--- Start of RECORDS FOR THE EXERCISE ---

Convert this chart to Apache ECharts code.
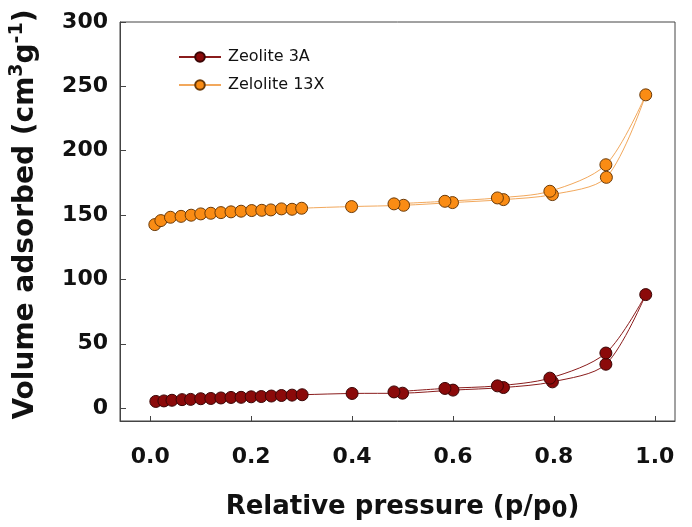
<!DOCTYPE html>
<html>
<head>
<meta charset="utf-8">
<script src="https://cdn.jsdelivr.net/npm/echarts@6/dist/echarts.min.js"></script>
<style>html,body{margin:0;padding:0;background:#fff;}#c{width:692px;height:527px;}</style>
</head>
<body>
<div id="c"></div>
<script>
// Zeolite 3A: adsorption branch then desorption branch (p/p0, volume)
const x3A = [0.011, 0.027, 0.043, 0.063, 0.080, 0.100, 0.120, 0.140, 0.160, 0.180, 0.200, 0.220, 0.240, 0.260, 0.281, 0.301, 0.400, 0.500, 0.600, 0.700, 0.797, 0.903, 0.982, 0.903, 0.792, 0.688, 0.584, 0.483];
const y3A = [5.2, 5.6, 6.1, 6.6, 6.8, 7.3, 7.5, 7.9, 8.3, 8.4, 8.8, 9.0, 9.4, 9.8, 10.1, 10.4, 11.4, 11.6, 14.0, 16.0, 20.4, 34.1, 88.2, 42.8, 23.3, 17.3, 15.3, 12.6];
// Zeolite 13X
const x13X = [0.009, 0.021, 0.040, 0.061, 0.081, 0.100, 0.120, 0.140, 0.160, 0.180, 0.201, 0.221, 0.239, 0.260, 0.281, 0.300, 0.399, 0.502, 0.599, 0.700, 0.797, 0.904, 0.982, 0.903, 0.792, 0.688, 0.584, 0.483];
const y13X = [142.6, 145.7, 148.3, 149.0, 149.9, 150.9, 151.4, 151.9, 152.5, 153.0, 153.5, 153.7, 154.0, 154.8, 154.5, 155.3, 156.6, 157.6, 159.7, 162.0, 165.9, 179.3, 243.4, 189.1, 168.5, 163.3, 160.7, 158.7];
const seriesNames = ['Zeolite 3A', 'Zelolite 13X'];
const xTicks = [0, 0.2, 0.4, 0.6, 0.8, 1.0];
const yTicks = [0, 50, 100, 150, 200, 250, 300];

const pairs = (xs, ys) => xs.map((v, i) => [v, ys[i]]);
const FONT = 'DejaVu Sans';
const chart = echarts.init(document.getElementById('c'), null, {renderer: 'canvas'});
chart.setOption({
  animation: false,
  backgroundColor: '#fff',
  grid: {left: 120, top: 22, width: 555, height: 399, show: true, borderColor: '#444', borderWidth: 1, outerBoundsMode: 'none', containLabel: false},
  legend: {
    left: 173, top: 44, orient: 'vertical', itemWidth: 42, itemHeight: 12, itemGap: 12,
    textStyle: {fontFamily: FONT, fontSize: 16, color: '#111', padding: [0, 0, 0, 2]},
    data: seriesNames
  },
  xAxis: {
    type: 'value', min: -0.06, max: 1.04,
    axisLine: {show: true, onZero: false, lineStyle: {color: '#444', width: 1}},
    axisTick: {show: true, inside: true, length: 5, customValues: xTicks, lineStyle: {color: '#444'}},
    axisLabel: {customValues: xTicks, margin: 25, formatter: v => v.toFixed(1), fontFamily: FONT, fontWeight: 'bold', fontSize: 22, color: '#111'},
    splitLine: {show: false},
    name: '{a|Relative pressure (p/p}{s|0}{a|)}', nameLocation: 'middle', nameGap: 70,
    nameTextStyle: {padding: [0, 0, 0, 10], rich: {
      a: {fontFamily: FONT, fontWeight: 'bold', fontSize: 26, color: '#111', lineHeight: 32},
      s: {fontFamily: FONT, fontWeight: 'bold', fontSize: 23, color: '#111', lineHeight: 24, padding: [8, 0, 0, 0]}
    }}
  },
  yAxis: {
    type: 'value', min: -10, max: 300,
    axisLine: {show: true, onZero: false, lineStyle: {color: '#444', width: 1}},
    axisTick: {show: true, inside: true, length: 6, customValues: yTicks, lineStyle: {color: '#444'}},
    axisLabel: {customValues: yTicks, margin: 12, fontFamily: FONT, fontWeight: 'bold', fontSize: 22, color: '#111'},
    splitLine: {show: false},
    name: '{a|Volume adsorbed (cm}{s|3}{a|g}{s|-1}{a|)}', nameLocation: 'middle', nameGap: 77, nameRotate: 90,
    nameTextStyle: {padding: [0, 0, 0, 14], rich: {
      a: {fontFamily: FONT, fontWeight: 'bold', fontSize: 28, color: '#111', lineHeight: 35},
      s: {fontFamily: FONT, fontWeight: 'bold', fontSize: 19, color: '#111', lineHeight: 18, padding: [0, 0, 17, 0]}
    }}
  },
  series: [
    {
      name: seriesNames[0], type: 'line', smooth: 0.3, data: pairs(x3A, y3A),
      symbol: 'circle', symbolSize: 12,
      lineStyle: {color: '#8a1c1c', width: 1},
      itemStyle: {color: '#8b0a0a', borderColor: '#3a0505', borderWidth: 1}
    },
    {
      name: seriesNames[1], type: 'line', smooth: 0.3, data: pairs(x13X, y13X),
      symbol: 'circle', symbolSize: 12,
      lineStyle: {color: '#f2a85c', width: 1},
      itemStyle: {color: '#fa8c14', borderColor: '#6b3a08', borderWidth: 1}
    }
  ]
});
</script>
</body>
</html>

--- End of RECORDS FOR THE EXERCISE ---
--- Start of RECORDS FOR THE EXERCISE ---

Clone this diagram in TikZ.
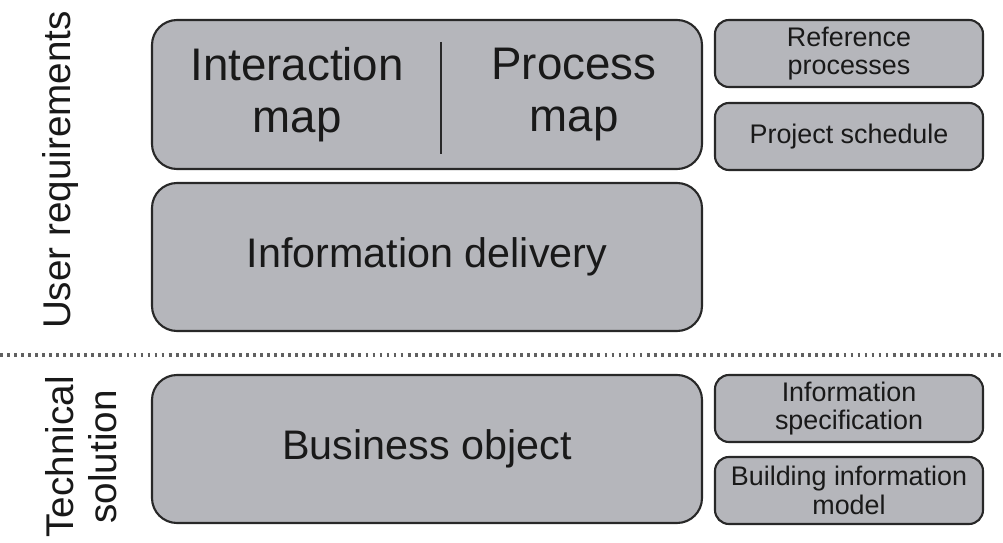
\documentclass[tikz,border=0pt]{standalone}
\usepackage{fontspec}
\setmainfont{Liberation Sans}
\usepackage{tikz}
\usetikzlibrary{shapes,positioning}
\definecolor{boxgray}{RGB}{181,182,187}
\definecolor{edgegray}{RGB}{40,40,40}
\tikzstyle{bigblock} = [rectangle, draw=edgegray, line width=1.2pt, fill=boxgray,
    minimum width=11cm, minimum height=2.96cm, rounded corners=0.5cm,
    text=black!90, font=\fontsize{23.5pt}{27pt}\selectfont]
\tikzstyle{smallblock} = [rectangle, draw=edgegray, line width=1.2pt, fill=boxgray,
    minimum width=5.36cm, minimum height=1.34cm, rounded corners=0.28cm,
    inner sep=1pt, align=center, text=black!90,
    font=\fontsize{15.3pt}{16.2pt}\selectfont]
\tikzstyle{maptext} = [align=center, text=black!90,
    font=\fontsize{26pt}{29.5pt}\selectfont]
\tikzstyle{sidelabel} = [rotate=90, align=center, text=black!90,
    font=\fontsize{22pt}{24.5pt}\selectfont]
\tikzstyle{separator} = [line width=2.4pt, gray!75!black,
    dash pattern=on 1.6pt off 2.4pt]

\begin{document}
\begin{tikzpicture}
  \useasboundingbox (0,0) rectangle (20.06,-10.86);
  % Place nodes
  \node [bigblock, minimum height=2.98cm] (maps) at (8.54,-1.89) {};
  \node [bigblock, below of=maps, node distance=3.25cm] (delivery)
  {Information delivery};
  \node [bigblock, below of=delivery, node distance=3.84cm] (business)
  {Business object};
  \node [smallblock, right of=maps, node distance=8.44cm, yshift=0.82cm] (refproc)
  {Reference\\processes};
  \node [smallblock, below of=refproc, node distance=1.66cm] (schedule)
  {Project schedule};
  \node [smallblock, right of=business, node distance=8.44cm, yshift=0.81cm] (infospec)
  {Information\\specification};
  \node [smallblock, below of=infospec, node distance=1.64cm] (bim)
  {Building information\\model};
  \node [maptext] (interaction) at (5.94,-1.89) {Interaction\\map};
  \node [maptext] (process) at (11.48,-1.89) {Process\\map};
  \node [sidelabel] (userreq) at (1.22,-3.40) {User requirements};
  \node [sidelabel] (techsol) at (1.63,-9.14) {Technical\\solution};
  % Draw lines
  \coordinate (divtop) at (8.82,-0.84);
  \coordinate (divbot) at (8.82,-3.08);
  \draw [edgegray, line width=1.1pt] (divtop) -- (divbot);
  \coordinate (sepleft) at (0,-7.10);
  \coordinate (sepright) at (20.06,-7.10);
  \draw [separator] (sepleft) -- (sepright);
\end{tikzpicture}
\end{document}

--- End of RECORDS FOR THE EXERCISE ---
--- Start of RECORDS FOR THE EXERCISE ---

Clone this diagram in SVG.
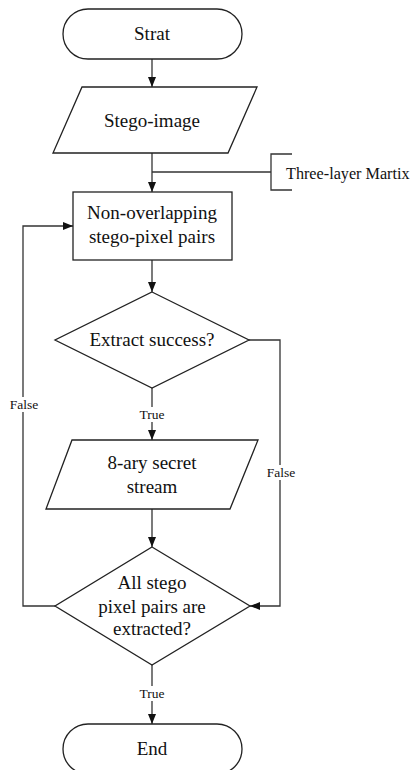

--- End of RECORDS FOR THE EXERCISE ---

# [TASK OBJECTIVE]
Repeat, with no pictures, exactly the lines from the one containing "Convert this chart to Apache ECharts code." through the one containing "const yTicks = [0, 50, 100, 150, 200, 250, 300];", the first and last included.

# [EXPECTED OUTPUT]
Convert this chart to Apache ECharts code.
<!DOCTYPE html>
<html>
<head>
<meta charset="utf-8">
<script src="https://cdn.jsdelivr.net/npm/echarts@6/dist/echarts.min.js"></script>
<style>html,body{margin:0;padding:0;background:#fff;}#c{width:692px;height:527px;}</style>
</head>
<body>
<div id="c"></div>
<script>
// Zeolite 3A: adsorption branch then desorption branch (p/p0, volume)
const x3A = [0.011, 0.027, 0.043, 0.063, 0.080, 0.100, 0.120, 0.140, 0.160, 0.180, 0.200, 0.220, 0.240, 0.260, 0.281, 0.301, 0.400, 0.500, 0.600, 0.700, 0.797, 0.903, 0.982, 0.903, 0.792, 0.688, 0.584, 0.483];
const y3A = [5.2, 5.6, 6.1, 6.6, 6.8, 7.3, 7.5, 7.9, 8.3, 8.4, 8.8, 9.0, 9.4, 9.8, 10.1, 10.4, 11.4, 11.6, 14.0, 16.0, 20.4, 34.1, 88.2, 42.8, 23.3, 17.3, 15.3, 12.6];
// Zeolite 13X
const x13X = [0.009, 0.021, 0.040, 0.061, 0.081, 0.100, 0.120, 0.140, 0.160, 0.180, 0.201, 0.221, 0.239, 0.260, 0.281, 0.300, 0.399, 0.502, 0.599, 0.700, 0.797, 0.904, 0.982, 0.903, 0.792, 0.688, 0.584, 0.483];
const y13X = [142.6, 145.7, 148.3, 149.0, 149.9, 150.9, 151.4, 151.9, 152.5, 153.0, 153.5, 153.7, 154.0, 154.8, 154.5, 155.3, 156.6, 157.6, 159.7, 162.0, 165.9, 179.3, 243.4, 189.1, 168.5, 163.3, 160.7, 158.7];
const seriesNames = ['Zeolite 3A', 'Zelolite 13X'];
const xTicks = [0, 0.2, 0.4, 0.6, 0.8, 1.0];
const yTicks = [0, 50, 100, 150, 200, 250, 300];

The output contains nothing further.